» **Your task**
Extract the lines from the first one in the records below through the line containing "PW, PH = W - ML - MR, H - MT - MB", keeping both ends and leaving out any pictures.

Code that draws figures:

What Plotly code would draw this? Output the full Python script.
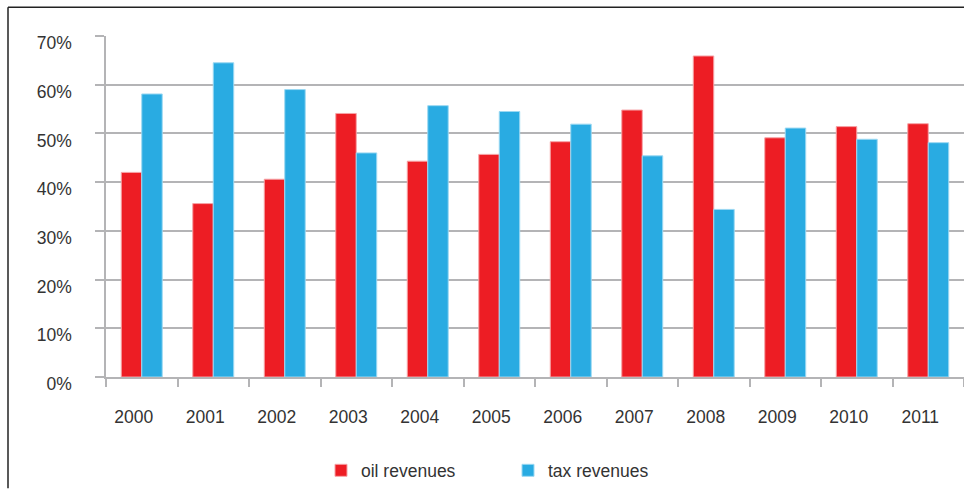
import plotly.graph_objects as go

# Revenue shares by year (percent of total)
years = ["2000", "2001", "2002", "2003", "2004", "2005",
         "2006", "2007", "2008", "2009", "2010", "2011"]
oil_revenues = [42.0, 35.6, 40.6, 54.1, 44.3, 45.7, 48.3, 54.8, 65.9, 49.1, 51.4, 52.0]
tax_revenues = [58.1, 64.5, 59.0, 46.0, 55.7, 54.5, 51.9, 45.4, 34.4, 51.1, 48.8, 48.1]
y_ticks = [0, 10, 20, 30, 40, 50, 60, 70]

RED = "#ED1D24"
BLUE = "#29ABE2"
GRID = "#B4B4B6"
TEXT = "#333333"
FONT = "Liberation Sans, Arial, sans-serif"
FS = 17.5

W, H = 964, 489
ML, MR, MT, MB = 106, 0, 36, 110
PW, PH = W - ML - MR, H - MT - MB


def px_x(x):
    return (x - ML) / PW


def px_y(y):
    return (H - MB - y) / PH


fig = go.Figure()
fig.add_trace(go.Bar(
    x=years, y=oil_revenues, name="oil revenues",
    marker=dict(color=RED, line=dict(color="#F6A3A6", width=1)),
))
fig.add_trace(go.Bar(
    x=years, y=tax_revenues, name="tax revenues",
    marker=dict(color=BLUE, line=dict(color="#9BD8F2", width=1)),
))

fig.update_layout(
    width=W, height=H,
    margin=dict(l=ML, r=MR, t=MT, b=MB, pad=0),
    paper_bgcolor="white", plot_bgcolor="white",
    barmode="group", bargap=0.427, bargroupgap=0,
    font=dict(family=FONT, size=FS, color=TEXT),
    showlegend=True,
    legend=dict(
        orientation="h", x=px_x(321), xanchor="left",
        y=px_y(473), yanchor="middle",
        font=dict(family=FONT, size=FS, color=TEXT),
        entrywidth=142, bgcolor="rgba(0,0,0,0)",
        traceorder="normal",
    ),
    xaxis=dict(
        type="category", range=[-0.5, 11.5],
        showline=True, linecolor=GRID, linewidth=1.5,
        ticks="outside", tickson="boundaries", ticklen=8,
        tickcolor=GRID, tickwidth=1.5,
        showgrid=False, ticklabelstandoff=23, ticklabelshift=-8,
        tickfont=dict(family=FONT, size=FS, color=TEXT),
    ),
    yaxis=dict(
        range=[0, 70], tickvals=y_ticks,
        ticktext=[f"{v}%" for v in y_ticks],
        showline=True, linecolor=GRID, linewidth=1.5,
        ticks="outside", ticklen=9, tickcolor=GRID, tickwidth=1.5,
        showgrid=True, gridcolor=GRID, gridwidth=1.5,
        zeroline=False, ticklabelstandoff=20, ticklabelshift=7,
        tickfont=dict(family=FONT, size=FS, color=TEXT),
    ),
    shapes=[
        dict(type="line", xref="paper", yref="paper",
             x0=px_x(8), x1=px_x(W + 2), y0=px_y(7), y1=px_y(7),
             line=dict(color="#222222", width=1.5)),
        dict(type="line", xref="paper", yref="paper",
             x0=px_x(8), x1=px_x(8), y0=px_y(7), y1=px_y(H + 2),
             line=dict(color="#222222", width=1.5)),
    ],
)

fig.write_html("out.html")
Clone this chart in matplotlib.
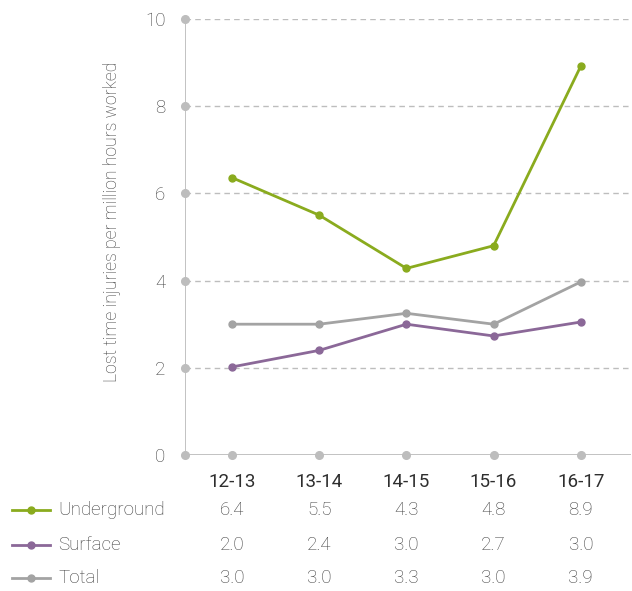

» **Reply to the exercise**
What Plotly code would draw this? Output the full Python script.
import plotly.graph_objects as go

# Revenue shares by year (percent of total)
years = ["2000", "2001", "2002", "2003", "2004", "2005",
         "2006", "2007", "2008", "2009", "2010", "2011"]
oil_revenues = [42.0, 35.6, 40.6, 54.1, 44.3, 45.7, 48.3, 54.8, 65.9, 49.1, 51.4, 52.0]
tax_revenues = [58.1, 64.5, 59.0, 46.0, 55.7, 54.5, 51.9, 45.4, 34.4, 51.1, 48.8, 48.1]
y_ticks = [0, 10, 20, 30, 40, 50, 60, 70]

RED = "#ED1D24"
BLUE = "#29ABE2"
GRID = "#B4B4B6"
TEXT = "#333333"
FONT = "Liberation Sans, Arial, sans-serif"
FS = 17.5

W, H = 964, 489
ML, MR, MT, MB = 106, 0, 36, 110
PW, PH = W - ML - MR, H - MT - MB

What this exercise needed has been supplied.